He went on to say the perceived movement of the stripes was due to eye movements. With no concrete evidence to back up his theory, he admitted that this was just his own explanation of how the phenomenon was possible. In 1935, another renowned name in psychology, Hans Wallach stepped in to explain the phenomenon.
Explanation of Hans Wallach
Hans Wallach, a German-American psychologist, became interested in the Barberpole Illusion in 1935 and began to study the illusion closely, experimenting with it. He published his findings in an article, which was in German.
He wrote about how the illusion was created and the factors responsible for creating that illusion in the first place. His analysis explained that the terminal points along the diagonal lines of the pole interacted with the implied openings created by the edges of the barber’s pole.
For instance, diagonally striped barber’s pole is revolved around its vertical axis; the stripes will also appear to be moving in the same direction as its vertical axis. This is what makes the Barberpole Illusion so different from all the other illusions out there. If you still don’t get this illusion, maybe an example will help you better grasp what this illusion is all about.
Put Your Thinking Hat On
In the Barber Shop Illusion the lines are moving in an vertical fashion, right? When you see the illusion, you perceive that the lines in the barber pole must be moving vertically as well.
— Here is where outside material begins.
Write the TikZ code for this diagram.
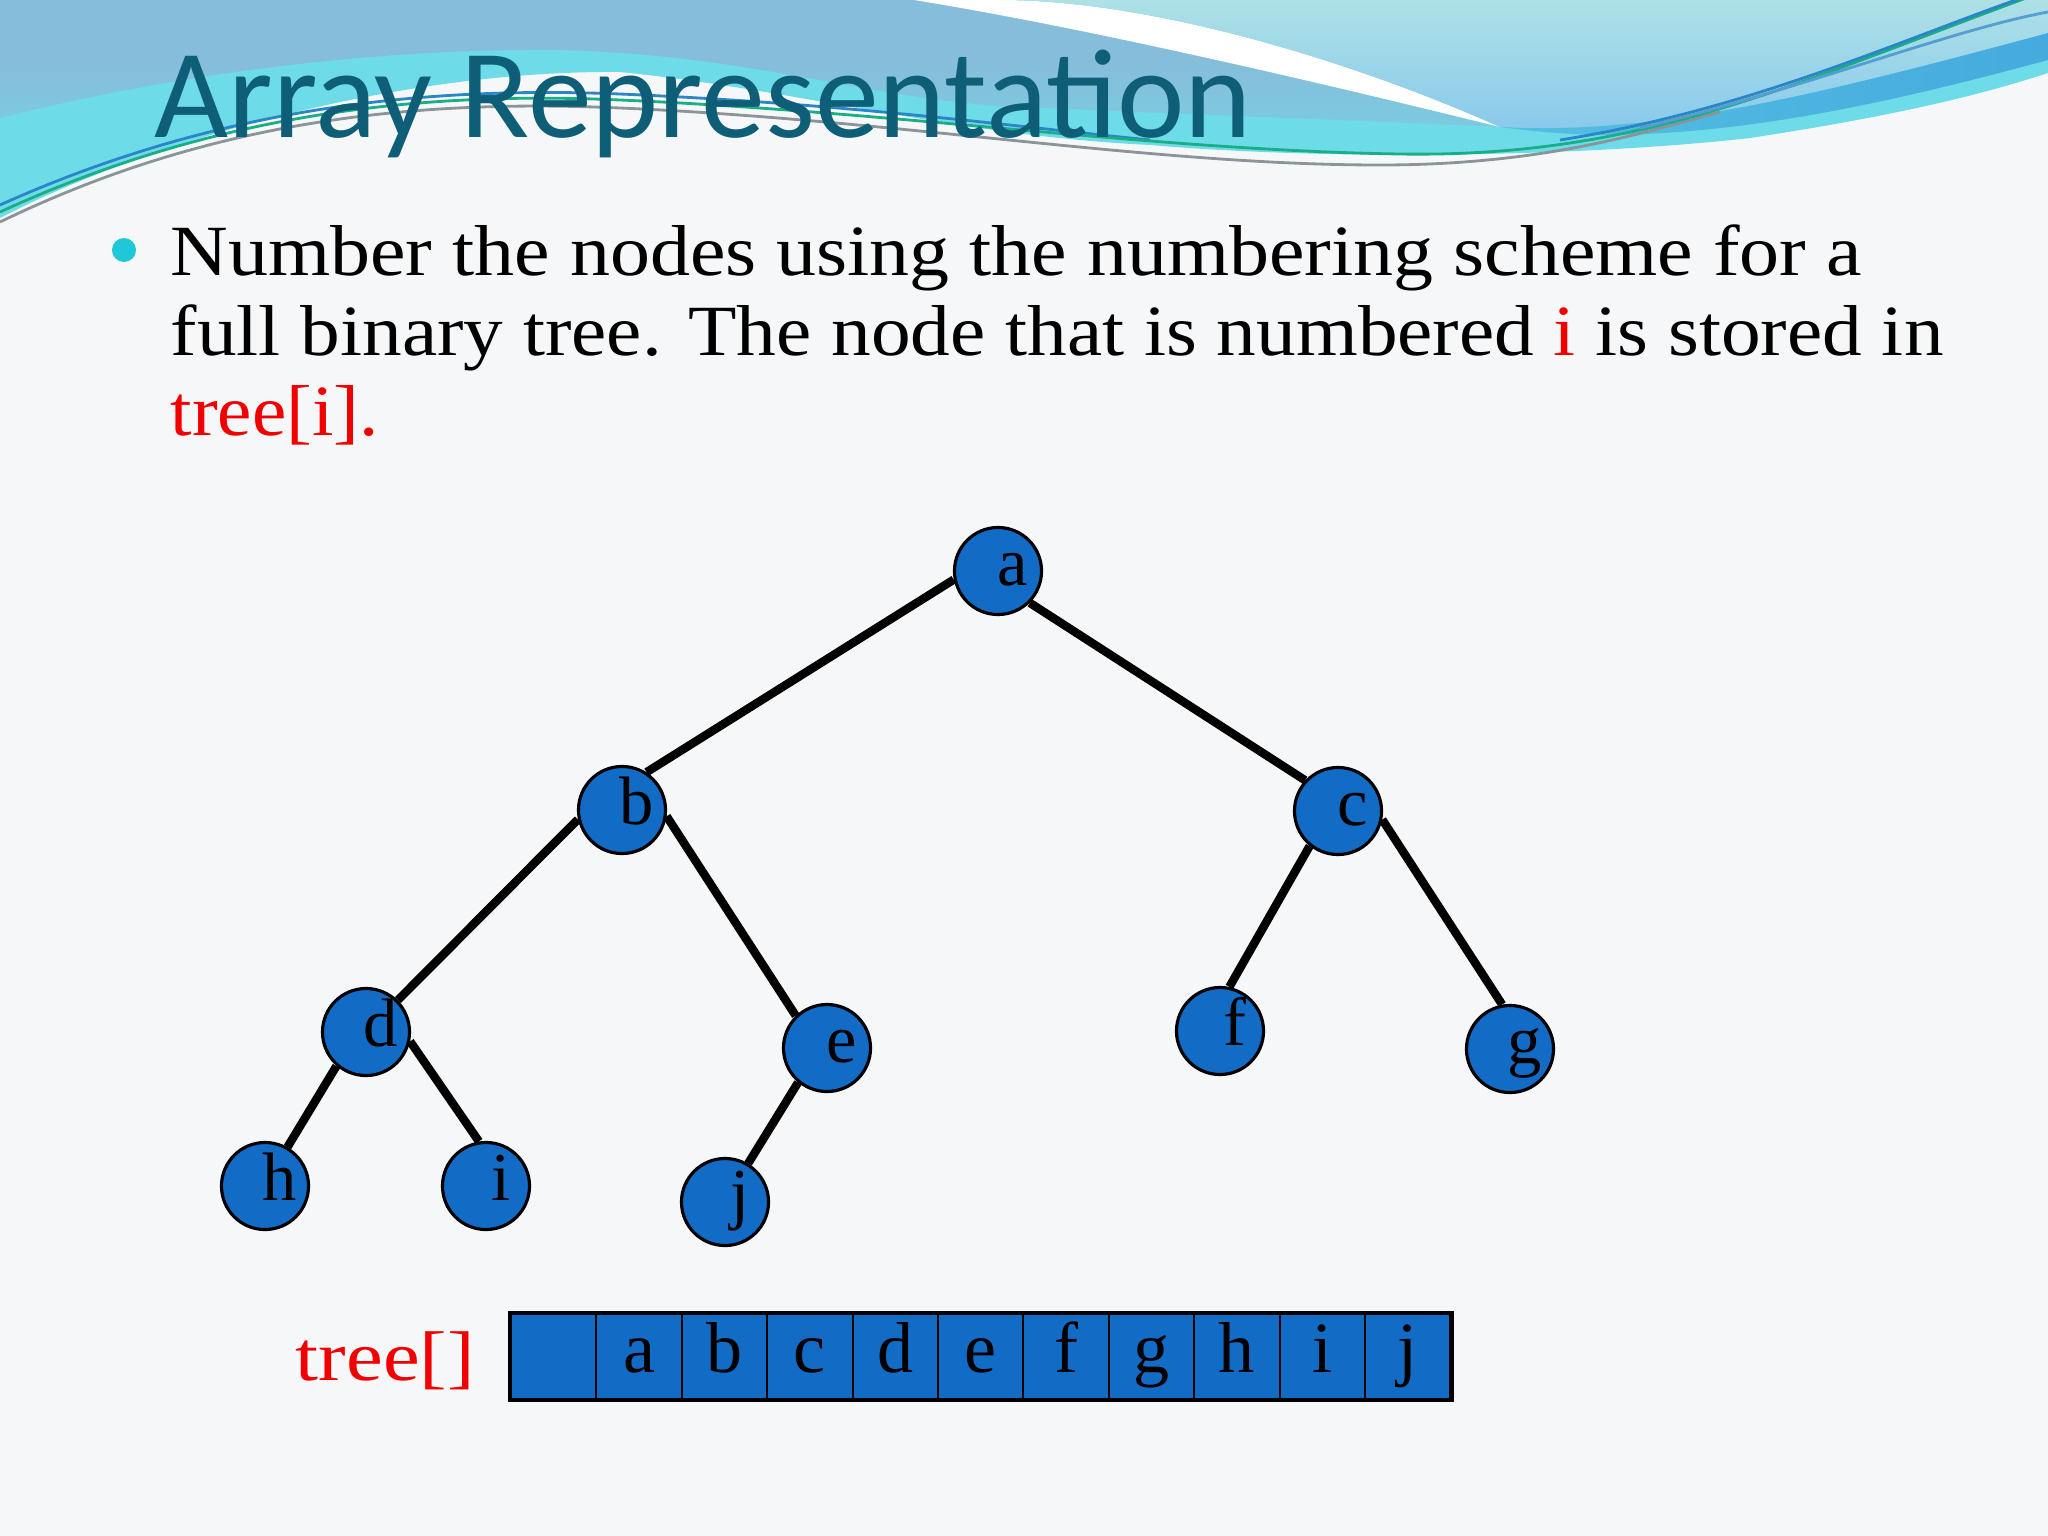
\documentclass[tikz,border=0pt]{standalone}
\usepackage{fontspec}
\setmainfont{Liberation Serif}
\newfontfamily\titlefont{Carlito}
\usepackage{graphicx}
\definecolor{nodeblue}{HTML}{126CC6}
\definecolor{titleteal}{HTML}{0D5E76}
\definecolor{steel}{HTML}{86BDDA}
\definecolor{cyanband}{HTML}{6EDBE8}
\definecolor{skytop}{HTML}{AEE1E6}
\definecolor{skybot}{HTML}{88C8EC}
\definecolor{blueband}{HTML}{45AADE}
\definecolor{bgc}{HTML}{F6F7F8}
\definecolor{bulletc}{HTML}{1EC8D6}
\definecolor{lgreen}{HTML}{1AAE86}
\definecolor{lblue}{HTML}{2A86C6}
\definecolor{lgrey}{HTML}{8A9499}
\definecolor{txtred}{HTML}{F20000}
\newcommand\nodelbl[1]{\makebox[0pt]{\hspace*{8.5pt}#1}}
\tikzset{
  treenode/.style={circle, draw=black, line width=0.9pt, fill=nodeblue, minimum size=0.87cm, inner sep=0pt,
    font=\fontsize{19.5}{20}\selectfont, text height=15pt, text depth=6.5pt},
  treeedge/.style={line width=2.4pt, black},
  cellbox/.style={rectangle, draw=black, line width=0.6pt, fill=nodeblue, minimum width=0.854cm, minimum height=0.85cm,
    inner sep=0pt, font=\fontsize{20.5}{22}\selectfont, text height=15pt, text depth=6pt},
  bodyline/.style={anchor=base west, inner sep=0pt, font=\fontsize{20.5}{24}\selectfont},
  thinline/.style={line width=0.8pt}
}
\begin{document}
\begin{tikzpicture}[x=0.01cm, y=-0.01cm]
\useasboundingbox (0,0) rectangle (2048,1536);
\fill[bgc] (0,0) rectangle (2048,1536);
% header: base cyan
\fill[cyanband] (0,0) -- (2048,0) -- (2048,73)
  .. controls (1980,95) and (1900,115) .. (1750,138)
  .. controls (1600,155) and (1350,162) .. (1150,145)
  .. controls (950,135) and (800,90) .. (620,72)
  .. controls (400,70) and (150,140) .. (0,218) -- cycle;
% steel region
\shade[top color=steel, bottom color=steel!55!cyanband, middle color=steel] (0,0) -- (914,0)
  .. controls (1100,30) and (1350,90) .. (1500,127)
  .. controls (1400,122) and (1200,115) .. (1000,106)
  .. controls (850,95) and (750,55) .. (560,50)
  .. controls (350,48) and (150,80) .. (0,118) -- cycle;
% white swoosh
\fill[white] (914,0) .. controls (1100,30) and (1350,90) .. (1500,127)
  .. controls (1350,60) and (1150,0) .. (1000,0) -- cycle;
% sky region
\shade[top color=skytop, bottom color=skybot] (1000,0) .. controls (1150,0) and (1350,60) .. (1500,127)
  .. controls (1650,135) and (1800,100) .. (2048,33) -- (2048,0) -- cycle;
% blue band
\shade[left color=blueband!60!cyanband, right color=blueband] (1500,127) .. controls (1650,135) and (1800,100) .. (2048,33)
  -- (2048,60) .. controls (1900,100) and (1750,135) .. (1600,135)
  .. controls (1560,134) and (1530,131) .. (1500,127) -- cycle;
% thin lines
\draw[thinline, lblue] (0,205) .. controls (200,115) and (400,85) .. (620,94) .. controls (850,104) and (1000,125) .. (1150,140);
\draw[thinline, lgrey] (0,222) .. controls (200,125) and (400,98) .. (620,108) .. controls (900,120) and (1150,165) .. (1380,165) .. controls (1550,165) and (1650,130) .. (1720,112);
\draw[thinline, lgreen] (0,212) .. controls (200,120) and (400,90) .. (620,100) .. controls (900,112) and (1150,150) .. (1400,154) .. controls (1650,158) and (1800,80) .. (2048,-10);
\draw[thinline, lblue] (1560,140) .. controls (1750,110) and (1900,40) .. (2030,-5);
\draw[thinline, lblue!80!white] (1640,128) .. controls (1800,90) and (1950,30) .. (2048,12);
% title
\node[anchor=base west, inner sep=0pt, text=titleteal] (title) at (154,137)
  {\resizebox{10.96cm}{\height}{\titlefont\fontsize{36}{40}\selectfont Array Representation}};
% bullet text
\fill[bulletc] (124,250) circle[radius=0.12cm];
\node[bodyline] (l1) at (170,275) {\resizebox{16.9cm}{\height}{Number the nodes using the numbering scheme for a}};
\node[bodyline] (l2) at (170,355) {\resizebox{17.72cm}{\height}{full binary tree. The node that is numbered \textcolor{txtred}{i} is stored in}};
\node[bodyline, text=txtred] (l3) at (170,435) {\resizebox{2.08cm}{\height}{tree[i].}};
% tree
\node[treenode] (a) at (998,571) {\nodelbl{a}};
\node[treenode] (b) at (622,810) {\nodelbl{b}};
\node[treenode] (c) at (1338,811) {\nodelbl{c}};
\node[treenode] (d) at (366,1032) {\nodelbl{d}};
\node[treenode] (e) at (827,1048) {\nodelbl{e}};
\node[treenode] (f) at (1220,1031) {\nodelbl{f}};
\node[treenode] (g) at (1510,1049) {\nodelbl{g}};
\node[treenode] (h) at (265,1186) {\nodelbl{h}};
\node[treenode] (i) at (486,1186) {\nodelbl{i}};
\node[treenode] (j) at (725,1202) {\nodelbl{j}};
\draw[treeedge] (a.191) -- (b.57);
\draw[treeedge] (a.315) -- (c.137);
\draw[treeedge] (b.192) -- (d.45);
\draw[treeedge] (b.352) -- (e.134);
\draw[treeedge] (c.231) -- (f.78);
\draw[treeedge] (c.349) -- (g.100);
\draw[treeedge] (d.229) -- (h.60);
\draw[treeedge] (d.348) -- (i.99);
\draw[treeedge] (e.230) -- (j.59);
% array
\node[anchor=base west, inner sep=0pt, text=txtred] (arrlabel) at (295,1380)
  {\resizebox{1.79cm}{\height}{\fontsize{20}{22}\selectfont tree[]}};
\foreach \k/\t in {0/{},1/a,2/b,3/c,4/d,5/e,6/f,7/g,8/h,9/i,10/j}
  \node[cellbox] (cell\k) at ({511+85.4*(\k+0.5)},1356.5) {\t};
\draw[line width=1.2pt] (cell0.north west) rectangle (cell10.south east);
\end{tikzpicture}
\end{document}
Thus, to the human eye, the lines appear to be moving upwards as the pole moves around.
Another thing that influences this perception is that the illusion provides the brain with unclear information regarding the direction the lines are moving. Therefore, if the lines were moving horizontally in the barber’s pole, you would perceive it as such. It’s the same case if the lines were moving vertically. The reason for such a huge deception is that your visual system is only able to assess part of the information.
How the Barberpole Illusion Influences the Visual System?
Since, your visual system can only process part of the information that it sees, it’s not able to accurately define what is happening in this illusion. This is due to something called the aperture problem. Aperature problem occurs when no additional information is present as such is the case with this illusion. When you look at the illusion, you will see that the lines are moving down, right, and then vertical to the position of the barber pole. However, one can also perceive the lines to be going down or right.
Can you ever determine the true direction of the movement of the line? Unless you see the ends of the barber’s pole, you won’t be able to determine the true direction of the movement.